Exercise task: Write out the material again word for word, dropping any images it holds.
===
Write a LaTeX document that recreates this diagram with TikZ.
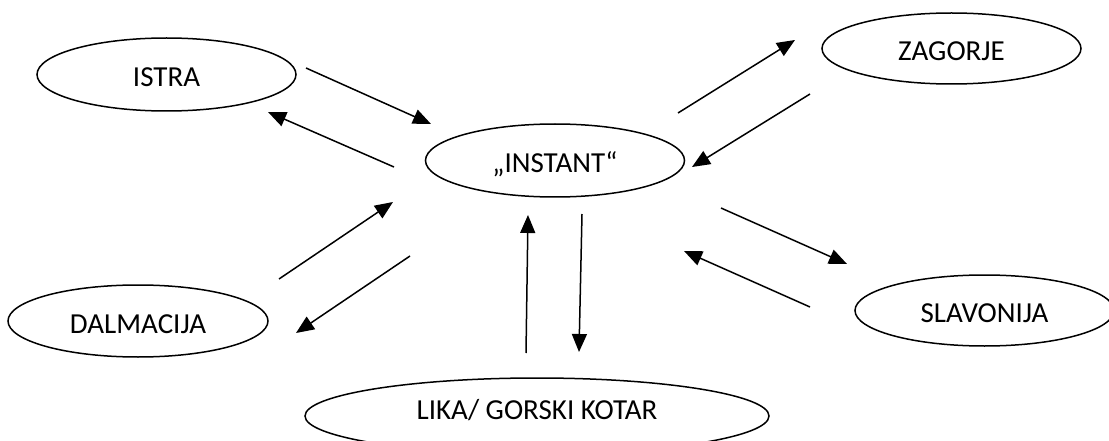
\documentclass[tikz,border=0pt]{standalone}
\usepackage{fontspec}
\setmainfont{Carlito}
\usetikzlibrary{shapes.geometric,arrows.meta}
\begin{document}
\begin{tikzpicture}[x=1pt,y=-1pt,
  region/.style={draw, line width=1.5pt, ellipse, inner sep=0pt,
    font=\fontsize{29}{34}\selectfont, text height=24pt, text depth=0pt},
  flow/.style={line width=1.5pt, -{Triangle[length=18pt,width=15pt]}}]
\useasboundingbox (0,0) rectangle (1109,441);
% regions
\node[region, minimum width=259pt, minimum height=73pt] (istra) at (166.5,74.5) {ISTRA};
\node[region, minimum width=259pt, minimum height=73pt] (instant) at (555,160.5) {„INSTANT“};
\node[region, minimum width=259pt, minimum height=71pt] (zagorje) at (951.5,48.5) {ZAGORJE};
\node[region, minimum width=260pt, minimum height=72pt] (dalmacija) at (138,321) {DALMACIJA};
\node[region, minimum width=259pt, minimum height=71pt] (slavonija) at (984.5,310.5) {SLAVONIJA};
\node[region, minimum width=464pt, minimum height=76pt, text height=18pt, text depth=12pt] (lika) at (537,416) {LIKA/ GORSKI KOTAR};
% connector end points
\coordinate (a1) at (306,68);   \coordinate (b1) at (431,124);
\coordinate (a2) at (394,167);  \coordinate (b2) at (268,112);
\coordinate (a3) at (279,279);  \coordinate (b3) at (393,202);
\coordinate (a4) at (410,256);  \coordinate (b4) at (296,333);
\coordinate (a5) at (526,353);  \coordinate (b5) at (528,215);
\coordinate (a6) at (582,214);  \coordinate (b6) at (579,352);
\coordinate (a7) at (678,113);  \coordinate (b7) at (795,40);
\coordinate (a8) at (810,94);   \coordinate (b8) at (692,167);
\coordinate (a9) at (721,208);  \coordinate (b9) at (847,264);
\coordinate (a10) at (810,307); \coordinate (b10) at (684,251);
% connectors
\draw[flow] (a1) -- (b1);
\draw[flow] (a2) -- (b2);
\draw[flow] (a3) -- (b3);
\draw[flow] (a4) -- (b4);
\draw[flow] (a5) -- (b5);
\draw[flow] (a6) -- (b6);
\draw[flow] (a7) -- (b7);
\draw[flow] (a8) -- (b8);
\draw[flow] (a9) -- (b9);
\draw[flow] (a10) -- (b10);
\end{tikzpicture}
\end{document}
===
Answer below:
Write a LaTeX document that recreates this diagram with TikZ.
\documentclass[tikz,border=0pt]{standalone}
\usepackage{fontspec}
\setmainfont{Carlito}
\usetikzlibrary{shapes.geometric,arrows.meta}
\begin{document}
\begin{tikzpicture}[x=1pt,y=-1pt,
  region/.style={draw, line width=1.5pt, ellipse, inner sep=0pt,
    font=\fontsize{29}{34}\selectfont, text height=24pt, text depth=0pt},
  flow/.style={line width=1.5pt, -{Triangle[length=18pt,width=15pt]}}]
\useasboundingbox (0,0) rectangle (1109,441);
% regions
\node[region, minimum width=259pt, minimum height=73pt] (istra) at (166.5,74.5) {ISTRA};
\node[region, minimum width=259pt, minimum height=73pt] (instant) at (555,160.5) {„INSTANT“};
\node[region, minimum width=259pt, minimum height=71pt] (zagorje) at (951.5,48.5) {ZAGORJE};
\node[region, minimum width=260pt, minimum height=72pt] (dalmacija) at (138,321) {DALMACIJA};
\node[region, minimum width=259pt, minimum height=71pt] (slavonija) at (984.5,310.5) {SLAVONIJA};
\node[region, minimum width=464pt, minimum height=76pt, text height=18pt, text depth=12pt] (lika) at (537,416) {LIKA/ GORSKI KOTAR};
% connector end points
\coordinate (a1) at (306,68);   \coordinate (b1) at (431,124);
\coordinate (a2) at (394,167);  \coordinate (b2) at (268,112);
\coordinate (a3) at (279,279);  \coordinate (b3) at (393,202);
\coordinate (a4) at (410,256);  \coordinate (b4) at (296,333);
\coordinate (a5) at (526,353);  \coordinate (b5) at (528,215);
\coordinate (a6) at (582,214);  \coordinate (b6) at (579,352);
\coordinate (a7) at (678,113);  \coordinate (b7) at (795,40);
\coordinate (a8) at (810,94);   \coordinate (b8) at (692,167);
\coordinate (a9) at (721,208);  \coordinate (b9) at (847,264);
\coordinate (a10) at (810,307); \coordinate (b10) at (684,251);
% connectors
\draw[flow] (a1) -- (b1);
\draw[flow] (a2) -- (b2);
\draw[flow] (a3) -- (b3);
\draw[flow] (a4) -- (b4);
\draw[flow] (a5) -- (b5);
\draw[flow] (a6) -- (b6);
\draw[flow] (a7) -- (b7);
\draw[flow] (a8) -- (b8);
\draw[flow] (a9) -- (b9);
\draw[flow] (a10) -- (b10);
\end{tikzpicture}
\end{document}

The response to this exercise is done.